DIRECTION:
Images appear in the records below; leave them out and repeat everything else exactly.

INFORMATION GIVEN:
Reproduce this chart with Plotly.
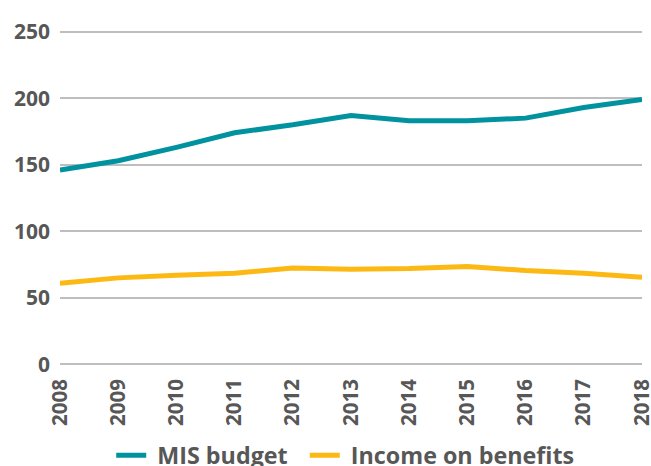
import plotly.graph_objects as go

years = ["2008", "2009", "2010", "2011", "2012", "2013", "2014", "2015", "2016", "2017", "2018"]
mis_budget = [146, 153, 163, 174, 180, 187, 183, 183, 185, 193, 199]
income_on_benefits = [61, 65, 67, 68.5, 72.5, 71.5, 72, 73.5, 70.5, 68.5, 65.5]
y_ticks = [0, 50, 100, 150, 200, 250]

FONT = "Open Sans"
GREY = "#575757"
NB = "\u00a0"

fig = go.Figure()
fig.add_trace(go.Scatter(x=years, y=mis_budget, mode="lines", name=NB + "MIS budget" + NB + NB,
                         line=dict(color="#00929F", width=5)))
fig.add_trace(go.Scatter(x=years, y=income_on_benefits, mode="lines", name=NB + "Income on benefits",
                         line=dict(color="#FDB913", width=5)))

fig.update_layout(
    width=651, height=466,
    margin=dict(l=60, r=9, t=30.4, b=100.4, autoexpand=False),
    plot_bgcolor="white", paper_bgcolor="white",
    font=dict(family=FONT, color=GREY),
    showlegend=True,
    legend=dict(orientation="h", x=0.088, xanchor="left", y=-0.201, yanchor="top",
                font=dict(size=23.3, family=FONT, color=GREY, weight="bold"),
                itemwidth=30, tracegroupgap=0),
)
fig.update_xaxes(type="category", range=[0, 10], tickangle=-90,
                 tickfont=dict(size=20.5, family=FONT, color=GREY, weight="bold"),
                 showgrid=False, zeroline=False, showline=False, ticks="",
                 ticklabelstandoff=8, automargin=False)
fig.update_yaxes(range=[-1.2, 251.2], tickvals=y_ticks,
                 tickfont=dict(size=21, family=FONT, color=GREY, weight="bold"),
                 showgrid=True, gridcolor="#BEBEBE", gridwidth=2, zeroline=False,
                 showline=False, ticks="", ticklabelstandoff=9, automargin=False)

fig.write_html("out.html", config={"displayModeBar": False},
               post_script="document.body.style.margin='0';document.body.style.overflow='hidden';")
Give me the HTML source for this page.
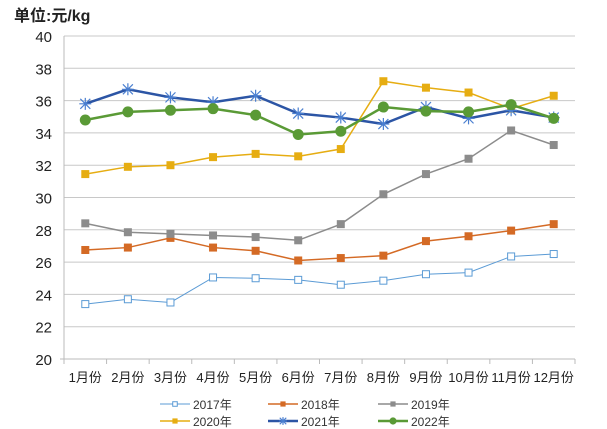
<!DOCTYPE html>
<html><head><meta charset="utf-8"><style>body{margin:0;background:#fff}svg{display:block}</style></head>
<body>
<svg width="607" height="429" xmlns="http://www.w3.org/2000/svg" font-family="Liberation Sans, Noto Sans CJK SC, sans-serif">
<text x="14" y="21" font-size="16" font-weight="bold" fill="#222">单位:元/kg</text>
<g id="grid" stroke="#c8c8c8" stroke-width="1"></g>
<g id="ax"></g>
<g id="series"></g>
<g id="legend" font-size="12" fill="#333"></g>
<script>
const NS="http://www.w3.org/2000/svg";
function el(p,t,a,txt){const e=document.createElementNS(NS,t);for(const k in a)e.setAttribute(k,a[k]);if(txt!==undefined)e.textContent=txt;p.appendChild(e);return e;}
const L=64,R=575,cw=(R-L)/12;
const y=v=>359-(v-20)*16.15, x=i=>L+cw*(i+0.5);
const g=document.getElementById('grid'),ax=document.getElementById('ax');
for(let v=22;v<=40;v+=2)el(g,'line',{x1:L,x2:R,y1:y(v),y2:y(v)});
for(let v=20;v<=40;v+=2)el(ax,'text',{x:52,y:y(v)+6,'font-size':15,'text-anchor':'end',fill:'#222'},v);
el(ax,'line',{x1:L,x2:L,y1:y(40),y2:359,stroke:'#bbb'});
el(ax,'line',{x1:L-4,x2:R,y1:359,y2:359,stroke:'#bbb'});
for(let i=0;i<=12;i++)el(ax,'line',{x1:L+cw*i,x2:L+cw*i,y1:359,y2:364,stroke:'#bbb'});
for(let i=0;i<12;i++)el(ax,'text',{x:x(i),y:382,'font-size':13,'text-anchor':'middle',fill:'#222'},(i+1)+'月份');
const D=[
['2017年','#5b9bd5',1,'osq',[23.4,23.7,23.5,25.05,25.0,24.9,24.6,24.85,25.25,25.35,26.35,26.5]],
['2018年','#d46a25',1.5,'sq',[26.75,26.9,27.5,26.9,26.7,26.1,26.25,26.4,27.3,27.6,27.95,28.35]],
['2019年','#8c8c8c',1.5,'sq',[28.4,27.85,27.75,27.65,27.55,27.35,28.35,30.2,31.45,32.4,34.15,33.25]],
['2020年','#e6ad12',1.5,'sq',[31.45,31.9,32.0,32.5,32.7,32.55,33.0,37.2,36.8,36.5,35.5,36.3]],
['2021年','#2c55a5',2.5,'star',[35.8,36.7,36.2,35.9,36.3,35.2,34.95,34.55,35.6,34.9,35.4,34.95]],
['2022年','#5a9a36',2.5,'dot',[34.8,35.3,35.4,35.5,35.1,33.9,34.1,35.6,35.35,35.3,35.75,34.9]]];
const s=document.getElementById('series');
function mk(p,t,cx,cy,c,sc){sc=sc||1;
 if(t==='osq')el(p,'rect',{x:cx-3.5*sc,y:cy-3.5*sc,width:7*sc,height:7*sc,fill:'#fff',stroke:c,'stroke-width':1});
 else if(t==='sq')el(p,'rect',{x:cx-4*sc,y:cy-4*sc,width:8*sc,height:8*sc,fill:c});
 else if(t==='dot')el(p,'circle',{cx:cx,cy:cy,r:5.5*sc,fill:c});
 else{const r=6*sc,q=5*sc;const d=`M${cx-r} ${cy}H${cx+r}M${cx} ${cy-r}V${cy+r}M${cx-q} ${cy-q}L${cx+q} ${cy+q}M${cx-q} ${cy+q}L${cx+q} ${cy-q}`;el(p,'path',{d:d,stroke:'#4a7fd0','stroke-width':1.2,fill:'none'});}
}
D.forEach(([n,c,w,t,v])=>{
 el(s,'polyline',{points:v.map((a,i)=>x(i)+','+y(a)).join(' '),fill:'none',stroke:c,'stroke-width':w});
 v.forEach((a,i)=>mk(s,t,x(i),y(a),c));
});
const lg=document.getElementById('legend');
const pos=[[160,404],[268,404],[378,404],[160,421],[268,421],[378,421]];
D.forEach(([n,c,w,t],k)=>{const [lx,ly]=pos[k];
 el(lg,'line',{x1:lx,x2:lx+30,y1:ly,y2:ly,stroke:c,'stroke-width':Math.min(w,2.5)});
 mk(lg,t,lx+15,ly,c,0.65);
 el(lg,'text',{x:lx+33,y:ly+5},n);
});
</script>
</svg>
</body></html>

RESPONSE BELOW:
Reproduce this chart with Plotly.
import plotly.graph_objects as go

years = ["2008", "2009", "2010", "2011", "2012", "2013", "2014", "2015", "2016", "2017", "2018"]
mis_budget = [146, 153, 163, 174, 180, 187, 183, 183, 185, 193, 199]
income_on_benefits = [61, 65, 67, 68.5, 72.5, 71.5, 72, 73.5, 70.5, 68.5, 65.5]
y_ticks = [0, 50, 100, 150, 200, 250]

FONT = "Open Sans"
GREY = "#575757"
NB = "\u00a0"

fig = go.Figure()
fig.add_trace(go.Scatter(x=years, y=mis_budget, mode="lines", name=NB + "MIS budget" + NB + NB,
                         line=dict(color="#00929F", width=5)))
fig.add_trace(go.Scatter(x=years, y=income_on_benefits, mode="lines", name=NB + "Income on benefits",
                         line=dict(color="#FDB913", width=5)))

fig.update_layout(
    width=651, height=466,
    margin=dict(l=60, r=9, t=30.4, b=100.4, autoexpand=False),
    plot_bgcolor="white", paper_bgcolor="white",
    font=dict(family=FONT, color=GREY),
    showlegend=True,
    legend=dict(orientation="h", x=0.088, xanchor="left", y=-0.201, yanchor="top",
                font=dict(size=23.3, family=FONT, color=GREY, weight="bold"),
                itemwidth=30, tracegroupgap=0),
)
fig.update_xaxes(type="category", range=[0, 10], tickangle=-90,
                 tickfont=dict(size=20.5, family=FONT, color=GREY, weight="bold"),
                 showgrid=False, zeroline=False, showline=False, ticks="",
                 ticklabelstandoff=8, automargin=False)
fig.update_yaxes(range=[-1.2, 251.2], tickvals=y_ticks,
                 tickfont=dict(size=21, family=FONT, color=GREY, weight="bold"),
                 showgrid=True, gridcolor="#BEBEBE", gridwidth=2, zeroline=False,
                 showline=False, ticks="", ticklabelstandoff=9, automargin=False)

fig.write_html("out.html", config={"displayModeBar": False},
               post_script="document.body.style.margin='0';document.body.style.overflow='hidden';")
Give me the HTML source for this page.
<!DOCTYPE html>
<html><head><meta charset="utf-8"><style>body{margin:0;background:#fff}svg{display:block}</style></head>
<body>
<svg width="607" height="429" xmlns="http://www.w3.org/2000/svg" font-family="Liberation Sans, Noto Sans CJK SC, sans-serif">
<text x="14" y="21" font-size="16" font-weight="bold" fill="#222">单位:元/kg</text>
<g id="grid" stroke="#c8c8c8" stroke-width="1"></g>
<g id="ax"></g>
<g id="series"></g>
<g id="legend" font-size="12" fill="#333"></g>
<script>
const NS="http://www.w3.org/2000/svg";
function el(p,t,a,txt){const e=document.createElementNS(NS,t);for(const k in a)e.setAttribute(k,a[k]);if(txt!==undefined)e.textContent=txt;p.appendChild(e);return e;}
const L=64,R=575,cw=(R-L)/12;
const y=v=>359-(v-20)*16.15, x=i=>L+cw*(i+0.5);
const g=document.getElementById('grid'),ax=document.getElementById('ax');
for(let v=22;v<=40;v+=2)el(g,'line',{x1:L,x2:R,y1:y(v),y2:y(v)});
for(let v=20;v<=40;v+=2)el(ax,'text',{x:52,y:y(v)+6,'font-size':15,'text-anchor':'end',fill:'#222'},v);
el(ax,'line',{x1:L,x2:L,y1:y(40),y2:359,stroke:'#bbb'});
el(ax,'line',{x1:L-4,x2:R,y1:359,y2:359,stroke:'#bbb'});
for(let i=0;i<=12;i++)el(ax,'line',{x1:L+cw*i,x2:L+cw*i,y1:359,y2:364,stroke:'#bbb'});
for(let i=0;i<12;i++)el(ax,'text',{x:x(i),y:382,'font-size':13,'text-anchor':'middle',fill:'#222'},(i+1)+'月份');
const D=[
['2017年','#5b9bd5',1,'osq',[23.4,23.7,23.5,25.05,25.0,24.9,24.6,24.85,25.25,25.35,26.35,26.5]],
['2018年','#d46a25',1.5,'sq',[26.75,26.9,27.5,26.9,26.7,26.1,26.25,26.4,27.3,27.6,27.95,28.35]],
['2019年','#8c8c8c',1.5,'sq',[28.4,27.85,27.75,27.65,27.55,27.35,28.35,30.2,31.45,32.4,34.15,33.25]],
['2020年','#e6ad12',1.5,'sq',[31.45,31.9,32.0,32.5,32.7,32.55,33.0,37.2,36.8,36.5,35.5,36.3]],
['2021年','#2c55a5',2.5,'star',[35.8,36.7,36.2,35.9,36.3,35.2,34.95,34.55,35.6,34.9,35.4,34.95]],
['2022年','#5a9a36',2.5,'dot',[34.8,35.3,35.4,35.5,35.1,33.9,34.1,35.6,35.35,35.3,35.75,34.9]]];
const s=document.getElementById('series');
function mk(p,t,cx,cy,c,sc){sc=sc||1;
 if(t==='osq')el(p,'rect',{x:cx-3.5*sc,y:cy-3.5*sc,width:7*sc,height:7*sc,fill:'#fff',stroke:c,'stroke-width':1});
 else if(t==='sq')el(p,'rect',{x:cx-4*sc,y:cy-4*sc,width:8*sc,height:8*sc,fill:c});
 else if(t==='dot')el(p,'circle',{cx:cx,cy:cy,r:5.5*sc,fill:c});
 else{const r=6*sc,q=5*sc;const d=`M${cx-r} ${cy}H${cx+r}M${cx} ${cy-r}V${cy+r}M${cx-q} ${cy-q}L${cx+q} ${cy+q}M${cx-q} ${cy+q}L${cx+q} ${cy-q}`;el(p,'path',{d:d,stroke:'#4a7fd0','stroke-width':1.2,fill:'none'});}
}
D.forEach(([n,c,w,t,v])=>{
 el(s,'polyline',{points:v.map((a,i)=>x(i)+','+y(a)).join(' '),fill:'none',stroke:c,'stroke-width':w});
 v.forEach((a,i)=>mk(s,t,x(i),y(a),c));
});
const lg=document.getElementById('legend');
const pos=[[160,404],[268,404],[378,404],[160,421],[268,421],[378,421]];
D.forEach(([n,c,w,t],k)=>{const [lx,ly]=pos[k];
 el(lg,'line',{x1:lx,x2:lx+30,y1:ly,y2:ly,stroke:c,'stroke-width':Math.min(w,2.5)});
 mk(lg,t,lx+15,ly,c,0.65);
 el(lg,'text',{x:lx+33,y:ly+5},n);
});
</script>
</svg>
</body></html>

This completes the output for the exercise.